Riforme. Caos in Aula al Senato

ROMA – Fallisce al Senato ogni tentativo di mediazione sul ddl Riforme e scoppia la bagarre in Aula del Senato. Tutto ha inizio con glii emendamenti di Loredana De Petris (Sel) che prevedeva la riduzione del numero dei parlamentari. 

Il voto sul Senato elettivo, surriscalda talmente gli animi in aula al Senato che il presidente Pietro Grasso, a più riprese contestato dalle opposizioni, è costretto a sospendere la seduta. Pomo della discordia l’emendamento 1.28, sempre sull’elezione a suffragio diretto di entrambe le Camere che la maggioranza chiede di votare per parti separate per evitare il voto segreto. La proposta, così come l’1.29 ritirato, prevede infatti la parità di genere e la tutela della minoranze linguistiche. Quando Grasso apre la votazione, dai banchi delle opposizioni viene urlato: «Non si può, non si può». Il presidente sospende l’aula.

La mossa di De Petris di ritirare gli emendamenti Sel 1.29, 1.30, 1.31 era per evitare che, una volta bocciati, per la cosiddetta regola del ‘cangurò, decadono tutti quelli di contenuto simile sul Senato elettivo. Quando viene posto in votazione l’emendamento 1.28, sempre sul Senato elettivo, Maurizio Sacconi (Ncd) chiede di sottoscriverlo per evitare che anche quell’emendamento venga ritirato dopo che la maggioranza chiede di votarlo per parti separate che evitano il voto segreto. De Petris rifiuta la sottoscrizione, il presidente Grasso lo fa mettere comunque in votazione. Ed è bagarre.

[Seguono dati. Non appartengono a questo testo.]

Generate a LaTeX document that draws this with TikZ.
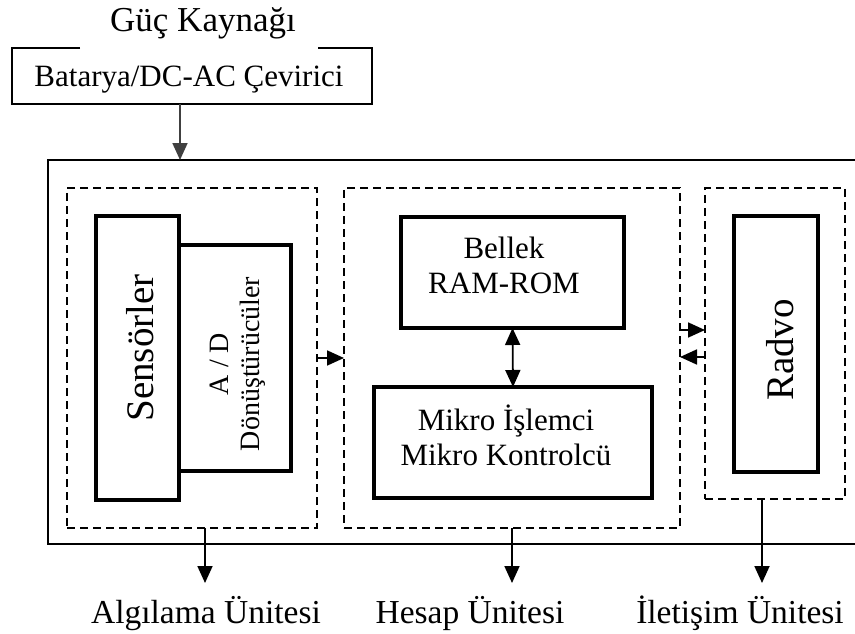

Ma non finisce qui. Non appena, dopo la sospensione dei lavori per le proteste delle opposizioni, il presidente Grasso annuncia il voto per parti separate sull’emendamento 1.28 a firma Sel e che prevede che il Senato sia elettivo, scoppia nuovamente la protesta tra le fila di M5S, Sel e Lega. Grasso con voce ferma dice: «La vogliamo finire con questa gazzarra? Prego i presidenti di gruppo di richiamare i propri senatori». E avverte: «Chi prosegue con la protesta andrà fuori dall’Aula». Ma i senatori dell’opposizione e, in particolare, quelli grillini, gridano in coro: «Non si può, non si può».